Dear Feeling Vulnerable
Dear M,
My wife and I are planners. We are only 60 and 63, living in our own home and working. We have no children and we aren’t close to any nephews or nieces. We’ve been thinking about what is going to be for us as we age. We can’t imagine who will be there to help us out. We wonder when we should move and to where. How do we figure all this out? Can you give us any information or guidance? When we think ahead, we feel vulnerable.
Dear Feeling Vulnerable,
It makes perfect sense that the two of you would be feeling out of sorts about your future. Aging has some of the most profound and positive opportunities to experience while it can also be a time of great uncertainty. Most of us want to have some idea where we are headed in our lives and to have some sense of what to plan for. It is all too often that others will say, “But how can you plan when you have no idea what is going to happen to you?” Many of those people are shying away from finding out more. Many don’t want to know. It is unfortunate because when the time comes, they may not have a chance to express their wishes.
I am here to assure you that without knowing the precise changes that each of us will experience, there is information that is most useful . As we age, we know from statistics, that three out of four of us are going to require hands on care prior to the end of our lives. You cannot get around that fact. So why not take charge of thinking ahead so that you can experience some comfort in knowing that under particular circumstances, you have a plan. That’s right, a plan. Actually, you will likely have two or three plans…contingency plans.

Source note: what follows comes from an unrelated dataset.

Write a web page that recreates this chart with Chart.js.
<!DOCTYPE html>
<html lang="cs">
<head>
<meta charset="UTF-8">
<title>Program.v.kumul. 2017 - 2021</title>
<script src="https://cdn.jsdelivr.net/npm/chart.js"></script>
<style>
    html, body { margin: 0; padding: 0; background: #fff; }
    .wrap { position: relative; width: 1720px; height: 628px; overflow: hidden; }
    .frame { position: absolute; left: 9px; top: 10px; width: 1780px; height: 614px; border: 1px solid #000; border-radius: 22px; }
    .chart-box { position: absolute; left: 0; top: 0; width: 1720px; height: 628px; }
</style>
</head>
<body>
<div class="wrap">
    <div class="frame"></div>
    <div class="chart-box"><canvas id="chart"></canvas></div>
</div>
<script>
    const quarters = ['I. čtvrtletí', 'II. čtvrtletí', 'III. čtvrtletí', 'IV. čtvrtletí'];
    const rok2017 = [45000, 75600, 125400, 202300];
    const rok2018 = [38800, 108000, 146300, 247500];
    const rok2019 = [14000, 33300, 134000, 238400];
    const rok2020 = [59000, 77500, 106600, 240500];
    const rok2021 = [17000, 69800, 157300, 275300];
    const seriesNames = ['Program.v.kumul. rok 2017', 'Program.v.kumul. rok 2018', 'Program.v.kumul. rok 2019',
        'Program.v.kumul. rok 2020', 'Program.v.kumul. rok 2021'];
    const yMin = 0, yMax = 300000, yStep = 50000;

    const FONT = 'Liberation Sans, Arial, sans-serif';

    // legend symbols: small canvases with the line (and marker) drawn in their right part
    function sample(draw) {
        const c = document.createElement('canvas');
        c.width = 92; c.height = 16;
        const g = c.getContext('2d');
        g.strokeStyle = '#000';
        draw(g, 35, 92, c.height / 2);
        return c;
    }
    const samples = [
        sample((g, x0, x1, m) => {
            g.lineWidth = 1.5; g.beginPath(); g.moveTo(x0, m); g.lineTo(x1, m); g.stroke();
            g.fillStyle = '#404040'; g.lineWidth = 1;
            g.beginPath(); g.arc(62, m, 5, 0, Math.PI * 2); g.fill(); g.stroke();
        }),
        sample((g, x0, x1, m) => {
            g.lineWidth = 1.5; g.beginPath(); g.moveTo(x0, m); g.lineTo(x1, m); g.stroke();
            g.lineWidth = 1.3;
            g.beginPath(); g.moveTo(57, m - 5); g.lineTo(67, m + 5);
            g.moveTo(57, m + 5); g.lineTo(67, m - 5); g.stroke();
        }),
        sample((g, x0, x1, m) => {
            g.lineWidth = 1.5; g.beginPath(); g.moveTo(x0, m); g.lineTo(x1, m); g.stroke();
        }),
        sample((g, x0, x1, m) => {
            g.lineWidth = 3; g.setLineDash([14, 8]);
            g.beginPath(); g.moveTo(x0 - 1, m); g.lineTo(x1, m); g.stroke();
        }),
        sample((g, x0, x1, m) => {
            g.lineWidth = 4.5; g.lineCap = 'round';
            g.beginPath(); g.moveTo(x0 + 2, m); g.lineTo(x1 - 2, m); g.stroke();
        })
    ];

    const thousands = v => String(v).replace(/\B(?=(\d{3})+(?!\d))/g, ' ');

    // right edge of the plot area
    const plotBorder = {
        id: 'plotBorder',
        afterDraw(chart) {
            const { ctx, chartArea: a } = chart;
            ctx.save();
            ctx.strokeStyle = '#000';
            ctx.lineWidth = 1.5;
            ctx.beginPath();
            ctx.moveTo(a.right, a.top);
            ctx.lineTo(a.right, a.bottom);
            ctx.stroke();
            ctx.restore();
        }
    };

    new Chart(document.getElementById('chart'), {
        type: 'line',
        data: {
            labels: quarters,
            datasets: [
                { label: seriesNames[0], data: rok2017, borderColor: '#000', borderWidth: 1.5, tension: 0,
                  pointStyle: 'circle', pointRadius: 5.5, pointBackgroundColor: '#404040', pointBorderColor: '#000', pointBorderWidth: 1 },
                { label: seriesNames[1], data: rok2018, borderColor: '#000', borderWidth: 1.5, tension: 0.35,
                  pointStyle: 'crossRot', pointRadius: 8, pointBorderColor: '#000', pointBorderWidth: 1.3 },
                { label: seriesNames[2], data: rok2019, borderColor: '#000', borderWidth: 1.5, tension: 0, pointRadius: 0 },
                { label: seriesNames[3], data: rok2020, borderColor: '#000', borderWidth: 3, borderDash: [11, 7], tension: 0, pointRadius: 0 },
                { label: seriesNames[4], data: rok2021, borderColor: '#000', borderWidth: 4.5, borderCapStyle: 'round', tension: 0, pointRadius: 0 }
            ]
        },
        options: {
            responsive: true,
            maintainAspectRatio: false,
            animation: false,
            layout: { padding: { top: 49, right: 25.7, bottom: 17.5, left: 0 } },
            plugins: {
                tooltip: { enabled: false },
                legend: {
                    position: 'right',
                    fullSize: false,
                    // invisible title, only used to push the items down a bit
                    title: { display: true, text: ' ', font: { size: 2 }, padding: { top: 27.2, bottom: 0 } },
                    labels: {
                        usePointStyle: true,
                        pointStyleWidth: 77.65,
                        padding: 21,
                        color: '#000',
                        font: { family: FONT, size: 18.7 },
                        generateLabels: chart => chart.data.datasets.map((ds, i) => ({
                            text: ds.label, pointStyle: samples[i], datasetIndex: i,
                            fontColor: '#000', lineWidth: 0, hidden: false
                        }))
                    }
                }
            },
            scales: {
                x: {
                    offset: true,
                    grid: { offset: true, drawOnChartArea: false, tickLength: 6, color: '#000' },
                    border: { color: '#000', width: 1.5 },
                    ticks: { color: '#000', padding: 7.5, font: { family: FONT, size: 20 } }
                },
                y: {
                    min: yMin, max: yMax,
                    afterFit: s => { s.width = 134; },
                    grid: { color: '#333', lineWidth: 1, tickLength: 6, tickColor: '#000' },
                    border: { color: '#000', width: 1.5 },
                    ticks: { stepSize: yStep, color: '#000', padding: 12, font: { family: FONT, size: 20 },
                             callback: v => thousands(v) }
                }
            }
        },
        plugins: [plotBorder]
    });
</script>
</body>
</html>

The first step is to meet with a clinically trained Elder Care Consultant, trained as a clinician with vast experience and an encyclopedic knowledge of services. It is with them that you need to talk about yourselves. You will be asked to think about what is important to you. How do you view the world? Do you tend to see the cup half full or empty? If in the future, you do not want others, including health care professionals, to decide how you are going to live, where you will live, how your money will be spent and to have your choices honored, you want to be sure that an expert is told. This expert will ask lots and lots of questions to be sure that they will be able to represent you, to advocate for you and to ensure that your wishes are recognized and are adhered to when the time comes. This is an extremely important relationship. You must be sure that you decide if this Consultant is the person that you will be comfortable with as the years go by. Do you feel that they are listening? Do you feel that they could represent you and your wishes? Do you trust them?
Information regarding housing, care and funding must be addressed. To learn about insurance and public and private programs. To know about Veteran’s benefits for housing and care, to hear about specialized care for changes in memory/cognition and for consideration given to requests related to diversity. It may be vital to you to live among others of similar or different race, faith, gender identity, age, etc.
You should be advised to take a second and third step: retaining an Elder Law Attorney and a Financial Planner. Taking the information that you have learned from your conversations with the Elder Care Consultant to these professionals will complete what I refer to as “the trusted triangle.” Once they are privy to your lifestyle wishes and financial profile , they will talk with you to create necessary Advance Directives, Estate Planning documents and Financial Plans.
These are your advisors going forward to ensure that neither of you will ever be out there in this world as an older person without a safety net. Any of the plans developed with this threesome can be called into action at any time. As you age and find yourself having further questions or require someone to be with you, literally by your side through thick and thin, you will have what you need.
Isn’t this reassuring?
Choices are what we all want. To have control is critical. Having our choices honored is not to be compromised.